Algunos otoños y primaveras convocaban de nuevo a las nubes y si había suerte, las albercas tapaban con el agua las algas verdes de sus paredes y los surcos resucitaban con barro protector. Cuando nos dábamos cuenta de que nuestros padres confiaban más en el agua que en las oraciones porque presentían que los cielos estaban más abiertos para los ricos, quizá porque rezaran más y dijeran menos pecados. El agua, los campos, el trigo y la riqueza era algo que había que trabajar para conseguirlo. La salud era otra cosa. Estaba muy bien rezar, para poner a Dios de tu parte, pero lo cierto es que si no había médico, practicante o partera la muerte no se alejaba y los cementerios se iban quedando sin espacio.
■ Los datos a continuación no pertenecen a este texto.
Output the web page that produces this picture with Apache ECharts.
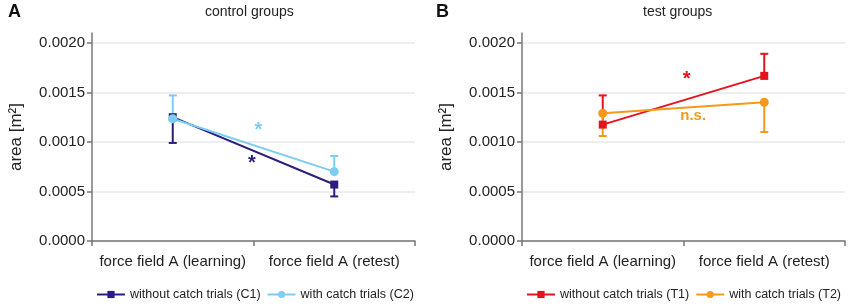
<!DOCTYPE html>
<html>
<head>
<meta charset="utf-8">
<script src="https://cdn.jsdelivr.net/npm/echarts@6/dist/echarts.min.js"></script>
<style>
  html, body { margin: 0; padding: 0; background: #fff; }
  #chart { width: 850px; height: 306px; }
</style>
</head>
<body>
<div id="chart"></div>
<script>
// categories + tick labels
var categories = ['force field A (learning)', 'force field A (retest)'];
var yTicks = [0, 0.0005, 0.0010, 0.0015, 0.0020];

// control groups (means, and end of the one-sided error bars)
var c1Mean = [0.00125, 0.00057];
var c1Err = [0.00099, 0.00045];
var c2Mean = [0.001235, 0.00070];
var c2Err = [0.00147, 0.000858];

// test groups
var t1Mean = [0.001175, 0.001667];
var t1Err = [0.00147, 0.00189];
var t2Mean = [0.00129, 0.00140];
var t2Err = [0.00106, 0.00110];

// significance notes: [category position, value]
var notesA = [[0.53, 0.00112], [0.49, 0.00078]];
var notesAText = ['*', '*'];
var notesB = [[0.52, 0.00163], [0.56, 0.001265]];
var notesBText = ['*', 'n.s.'];

var font = '"Liberation Sans", Arial, sans-serif';
var colC1 = '#2b1d7e', colC2 = '#7dcdf3', colT1 = '#e5131d', colT2 = '#f4991a';

var myChart = echarts.init(document.getElementById('chart'));

function errData(mean, err) {
  return mean.map(function (m, i) { return [i, m, err[i]]; });
}

function errBar(name, idx, mean, err, color) {
  return {
    name: name + ' err',
    type: 'custom',
    xAxisIndex: idx,
    yAxisIndex: idx,
    encode: { x: 0, y: [1, 2] },
    data: errData(mean, err),
    z: 3,
    renderItem: function (params, api) {
      var p0 = api.coord([api.value(0), api.value(1)]);
      var p1 = api.coord([api.value(0), api.value(2)]);
      var w = 4;
      var st = { stroke: color, lineWidth: 2 };
      return {
        type: 'group',
        children: [
          { type: 'line', shape: { x1: p0[0], y1: p0[1], x2: p1[0], y2: p1[1] }, style: st },
          { type: 'line', shape: { x1: p1[0] - w, y1: p1[1], x2: p1[0] + w, y2: p1[1] }, style: st }
        ]
      };
    }
  };
}

function notes(idx, pos, texts, colors, fonts) {
  return {
    name: 'notes' + idx,
    type: 'custom',
    xAxisIndex: idx,
    yAxisIndex: idx,
    data: pos.map(function (p) { return [0, p[1]]; }),
    z: 5,
    renderItem: function (params, api) {
      var p = pos[params.dataIndex];
      var a = api.coord([0, p[1]]);
      var b = api.coord([1, p[1]]);
      return {
        type: 'text',
        x: a[0] + (b[0] - a[0]) * p[0],
        y: a[1],
        style: {
          text: texts[params.dataIndex],
          fill: colors[params.dataIndex],
          font: fonts[params.dataIndex],
          align: 'center',
          verticalAlign: 'middle'
        }
      };
    }
  };
}

function lineSeries(name, idx, data, color, symbol, size) {
  return {
    name: name,
    type: 'line',
    xAxisIndex: idx,
    yAxisIndex: idx,
    data: data,
    symbol: symbol,
    symbolSize: size,
    lineStyle: { width: 2, color: color },
    itemStyle: { color: color },
    z: 4,
    animation: false
  };
}

function xAx(idx) {
  return {
    type: 'category',
    gridIndex: idx,
    data: categories,
    boundaryGap: true,
    axisLine: { lineStyle: { color: '#777', width: 1.5 } },
    axisTick: { show: true, length: 5, lineStyle: { color: '#777', width: 1.5 } },
    axisLabel: { interval: 0, color: '#222', fontSize: 15, fontFamily: font, margin: 13 }
  };
}

function yAx(idx) {
  return {
    type: 'value',
    gridIndex: idx,
    min: 0,
    max: 0.0021,
    interval: 0.0005,
    name: 'area [m²]',
    nameLocation: 'middle',
    nameRotate: 90,
    nameGap: 67,
    nameTextStyle: { color: '#222', fontSize: 17, fontFamily: font },
    axisLine: { show: true, lineStyle: { color: '#777', width: 1.5 } },
    axisTick: { show: true, length: 5, customValues: yTicks, lineStyle: { color: '#777', width: 1.5 } },
    axisLabel: {
      customValues: yTicks,
      color: '#222', fontSize: 15, fontFamily: font, margin: 7,
      formatter: function (v) { return v.toFixed(4); }
    },
    splitLine: { show: true, lineStyle: { color: '#e8e8e8', width: 1.5 } }
  };
}

var legendText = { color: '#222', fontSize: 12.5, fontFamily: font };

var option = {
  animation: false,
  textStyle: { fontFamily: font },
  title: [
    { text: 'A', left: 3, top: -2, textStyle: { fontSize: 18, fontWeight: 'bold', color: '#111', fontFamily: font } },
    { text: 'control groups', left: 200, top: 0, textStyle: { fontSize: 14, fontWeight: 'normal', color: '#222', fontFamily: font } },
    { text: 'B', left: 431, top: -2, textStyle: { fontSize: 18, fontWeight: 'bold', color: '#111', fontFamily: font } },
    { text: 'test groups', left: 638, top: 0, textStyle: { fontSize: 14, fontWeight: 'normal', color: '#222', fontFamily: font } }
  ],
  legend: [
    {
      data: ['without catch trials (C1)', 'with catch trials (C2)'],
      left: 91, top: 283, width: 340, itemWidth: 28, itemHeight: 9, itemGap: 6,
      textStyle: legendText
    },
    {
      data: ['without catch trials (T1)', 'with catch trials (T2)'],
      left: 521, top: 283, width: 340, itemWidth: 28, itemHeight: 9, itemGap: 6,
      textStyle: legendText
    }
  ],
  grid: [
    { left: 92, top: 33, width: 323, height: 208 },
    { left: 522, top: 33, width: 323, height: 208 }
  ],
  xAxis: [xAx(0), xAx(1)],
  yAxis: [yAx(0), yAx(1)],
  series: [
    errBar('C1', 0, c1Mean, c1Err, colC1),
    errBar('C2', 0, c2Mean, c2Err, colC2),
    lineSeries('without catch trials (C1)', 0, c1Mean, colC1, 'rect', 8),
    lineSeries('with catch trials (C2)', 0, c2Mean, colC2, 'circle', 9),
    errBar('T1', 1, t1Mean, t1Err, colT1),
    errBar('T2', 1, t2Mean, t2Err, colT2),
    lineSeries('without catch trials (T1)', 1, t1Mean, colT1, 'rect', 8),
    lineSeries('with catch trials (T2)', 1, t2Mean, colT2, 'circle', 9),
    notes(0, notesA, notesAText, [colC2, colC1], ['bold 20px ' + font, 'bold 20px ' + font]),
    notes(1, notesB, notesBText, [colT1, colT2], ['bold 20px ' + font, 'bold 15px ' + font])
  ]
};

myChart.setOption(option);
</script>
</body>
</html>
A Dios no se le veía pero a don Julio el médico, que era comunista, amigo de Castilla del Pino y cuyo hijo –Juan Ramón Medina Precioso- fue rector de la Universidad de Sevilla de 1992 a 1996, sí, lo mismo que a don Pablos, el practicante, que fue director del Monte de Piedad. Luego, la cartilla de la Seguridad Social fue viajando con nosotros a medida que crecimos y los médicos se hicieron tan imprescindibles para nosotros como la sonrisa para un niño. Y mira que hemos seguido conociendo nombres tanto de curas como de médicos, representantes unos de Dios y otros de la salud. Claro que la ciencia es la ciencia y nos avisa de que a Dios rogando pero, evidentemente, con el mazo dando. Quizá fue lo que percibí la tarde del jueves en el Salón Liceo del Círculo de la Amistad cuando tuvo lugar la toma de posesión de los cargos directivos del Colegio de Médicos de Córdoba, institución que conozco desde que su presidente fue Eladio García desde 1981 hasta 2001. La novedad de este acto estuvo en que por primera vez en la vida se nombraba a una mujer como presidenta de un colegio andaluz de médicos: María del Carmen Arias Blanco, que es de Villaralto y actualmente ejerce de médica en Villaharta. Cuando me di cuenta de que hacía dos años del comienzo de la pandemia del covid, cuando comenzó aquel abandono momentáneo de los dioses de la Mezquita, me acordé de mi infancia, donde no podías vivir sin médico que te curara. Afortunadamente la Mezquita ha abierto sus puertas con sus dioses dentro y los médicos se han unido a mi paisana Mari Carmen para seguir manteniendo con la medicina la llama de la salud, una ciencia que nos da la vida.